Photographer, Jack Fleming explores masculine identity and stereotypes in Whitehawk, Brighton

Words by Jack Fleming

Whitehawk is a large housing estate set in a valley just East of Brighton. Historically it has been an area of deprivation, and due to its geographical location, has felt in some ways to be socially cut off from the rest of Brighton.

This body of work illustrates subjective research around masculine stereotypes and identity. The aim is to obtain a greater understanding of what masculinity is; prompted by on-going conversations surrounding masculinity, how it is surviving in modernity, how it manifests itself and what its role is currently.

This work is heavily influenced by The Descent Of Man, by Grayson Perry. Masculinity is a broad term, but to put it plainly, it is often seen to be the display of pro-active acts such as fighting, vandalism, not crying, not wearing pink, shouting, drinking beer, and being generally insensitive – all of which have become synonymous with masculinity in the modern world.

Of course there is much more to it than this, but these are basic things that most men have probably experienced. The fact it, these traits contribute to the suppression of emotion and conversation about anything considered sensitive. I believe my response is a mixture of my comfort felt in these kinds of environments, but also the subconscious awareness of the much wider and perhaps more negative and constraining effects that masculinity has on men of all ages. I have been making work that explores these issues for a couple of years now, but it is only recently that these conversations and ideas are being applied to the visual work I make.

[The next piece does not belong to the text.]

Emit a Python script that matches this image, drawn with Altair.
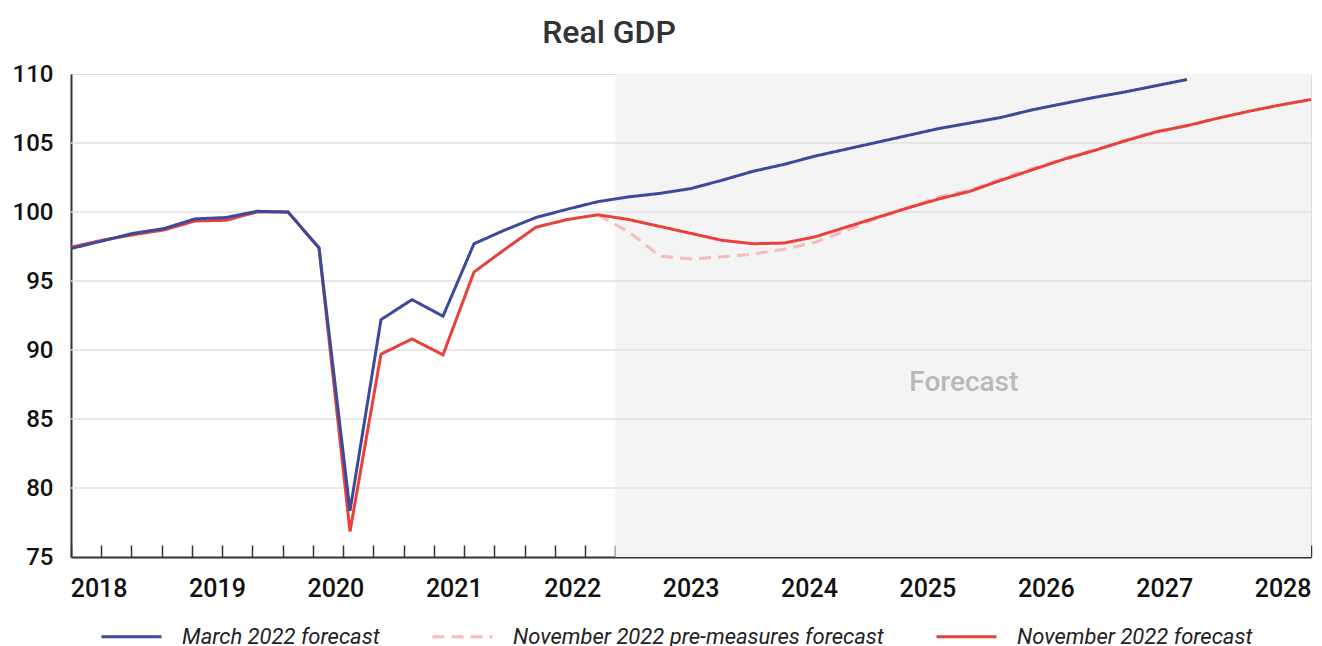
import json
import altair as alt
import pandas as pd

# ---------------- data ----------------
title_text = "Real GDP"
series_names = [
    "March 2022 forecast",
    "November 2022 pre-measures forecast",
    "November 2022 forecast",
]
series_colors = ["#3c4a9b", "#f6bcb8", "#e8403a"]
series_dash = [[1, 0], [12, 7], [1, 0]]

year_labels = ["2018", "2019", "2020", "2021", "2022", "2023", "2024", "2025", "2026", "2027", "2028"]
y_ticks = [75, 80, 85, 90, 95, 100, 105, 110]

start_year = 2018
n_quarters = 41  # 2018Q1 .. 2028Q1
quarters = [start_year + i / 4 for i in range(n_quarters)]

march_2022 = [97.35, 97.9, 98.45, 98.8, 99.5, 99.6, 100.05, 100.0, 97.4, 78.35,
              92.2, 93.65, 92.45, 97.7, 98.7, 99.6, 100.2, 100.75, 101.1, 101.35,
              101.7, 102.3, 102.95, 103.45, 104.05, 104.55, 105.05, 105.55, 106.05, 106.45,
              106.85, 107.4, 107.85, 108.3, 108.7, 109.15, 109.6]

nov_2022 = [97.45, 97.95, 98.35, 98.7, 99.35, 99.4, 100.0, 100.0, 97.4, 76.85,
            89.7, 90.8, 89.65, 95.65, 97.3, 98.9, 99.45, 99.8, 99.45, 98.95,
            98.45, 97.95, 97.7, 97.75, 98.2, 98.9, 99.6, 100.3, 100.95, 101.5,
            102.3, 103.05, 103.8, 104.45, 105.15, 105.8, 106.25, 106.8, 107.3, 107.75,
            108.15]

pre_start_index = 17  # 2022Q2
nov_2022_pre = [99.8, 98.55, 96.8, 96.6, 96.75, 96.95, 97.3, 97.8, 98.65, 99.55,
                100.3, 101.1, 101.6, 102.4, 103.15, 103.85, 104.5, 105.2, 105.85, 106.3]

forecast_start = 2022.39
forecast_end = 2028.0
forecast_label = "Forecast"
forecast_label_x = 2025.2
forecast_label_y = 87.6

# ---------------- tables ----------------
rows = []
for i, v in enumerate(march_2022):
    rows.append({"t": quarters[i], "value": v, "series": series_names[0]})
for i, v in enumerate(nov_2022_pre):
    rows.append({"t": quarters[pre_start_index + i], "value": v, "series": series_names[1]})
for i, v in enumerate(nov_2022):
    rows.append({"t": quarters[i], "value": v, "series": series_names[2]})
df = pd.DataFrame(rows)

df_fc = pd.DataFrame([{"start": forecast_start, "end": forecast_end,
                       "lo": y_ticks[0], "hi": y_ticks[-1]}])
df_grid = pd.DataFrame({"v": y_ticks[1:-1]})
df_lbl = pd.DataFrame([{"x": forecast_label_x, "y": forecast_label_y, "text": forecast_label}])

# ---------------- layout ----------------
W, H = 1240, 483
FONT = "Roboto"
x_min, x_max = start_year, start_year + (n_quarters - 1) / 4

xs = alt.Scale(domain=[x_min, x_max], nice=False, zero=False)
ys = alt.Scale(domain=[y_ticks[0], y_ticks[-1]], nice=False, zero=False)

# quarter tick marks spread evenly along the axis (one more than intervals)
tick_vals = [x_min + k * (x_max - x_min) / n_quarters for k in range(n_quarters + 1)]
# year labels spread evenly from flush-left to flush-right
lab_first = x_min + 0.2226
lab_step = 0.95484
label_vals = [lab_first + k * lab_step for k in range(len(year_labels))]
label_expr = f"{json.dumps(year_labels)}[round((datum.value - {lab_first}) / {lab_step})]"

rect = alt.Chart(df_fc).mark_rect(color="#f4f4f4").encode(
    x=alt.X("start:Q", scale=xs, axis=alt.Axis(
        orient="top", offset=-H, values=tick_vals, labels=False, tickSize=12,
        tickColor="#333333", tickWidth=1.5, domain=True, domainColor="#333333",
        domainWidth=2, grid=False, title=None)),
    x2="end:Q",
    y=alt.Y("lo:Q", scale=ys, axis=alt.Axis(
        values=y_ticks, grid=False, ticks=False, domain=True, domainColor="#333333",
        domainWidth=2, labelFontSize=24, labelFont=FONT, labelFontWeight=500,
        labelColor="#111111", labelPadding=18, title=None)),
    y2="hi:Q",
)

grid = alt.Chart(df_grid).mark_rule(color="#e2e2e2", strokeWidth=1.5).encode(
    y=alt.Y("v:Q", scale=ys, axis=None)
)

legend = alt.Legend(
    title=None, orient="none", legendX=29, legendY=531, direction="horizontal",
    columns=3, symbolType="stroke", symbolSize=3600, symbolStrokeWidth=3,
    labelOffset=19, columnPadding=46, labelFontSize=22, labelFont=FONT,
    labelFontStyle="italic", labelColor="#222222", labelLimit=600, padding=0,
)
color = alt.Color("series:N", scale=alt.Scale(domain=series_names, range=series_colors),
                  legend=legend)
dash = alt.StrokeDash("series:N", scale=alt.Scale(domain=series_names, range=series_dash),
                      legend=legend)


def line_layer(name, axis):
    return alt.Chart(df).transform_filter(alt.datum.series == name).mark_line(
        strokeWidth=3
    ).encode(
        x=alt.X("t:Q", scale=xs, axis=axis),
        y=alt.Y("value:Q", scale=ys, axis=None),
        color=color,
        strokeDash=dash,
    )


x_label_axis = alt.Axis(
    orient="bottom", values=label_vals, labelExpr=label_expr, ticks=False, domain=False,
    grid=False, labelFontSize=25, labelFont=FONT, labelFontWeight=500, labelColor="#111111",
    labelPadding=19, labelFlush=False, labelOverlap=False, labelBound=False, title=None,
)

pre_line = line_layer(series_names[1], None)
nov_line = line_layer(series_names[2], None)
mar_line = line_layer(series_names[0], x_label_axis)

label = alt.Chart(df_lbl).mark_text(
    font=FONT, fontSize=28, fontWeight=500, color="#b9b9b9"
).encode(
    x=alt.X("x:Q", scale=xs, axis=None),
    y=alt.Y("y:Q", scale=ys, axis=None),
    text="text:N",
)

chart = alt.layer(rect, grid, pre_line, nov_line, mar_line, label).resolve_axis(
    x="independent", y="independent"
).properties(
    width=W, height=H,
    title=alt.TitleParams(title_text, font=FONT, fontSize=32, fontWeight=500,
                          color="#333333", anchor="middle", dx=-82, offset=12),
    autosize=alt.AutoSizeParams(type="none"),
    padding={"left": 63, "top": 66, "right": 3, "bottom": 89},
).configure_view(stroke=None).configure(font=FONT)

chart.save("out.html", embed_options={"renderer": "svg", "actions": False})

I am aware that masculinity is a type of behaviour found in almost every man to some degree. What ever that may be or mean to different people, (manifesting in a non-questioning of it or of conflicted feelings) this type of behaviour will out-live me. I openly admit that I carry these traits, and to quite an obvious degree at times, and that they also bring me confidence and contentment at times. And so if anyone is equipped to document and represent this for themselves alongside other people involved in this culture that is both visible and invisible, then it is probably someone like me.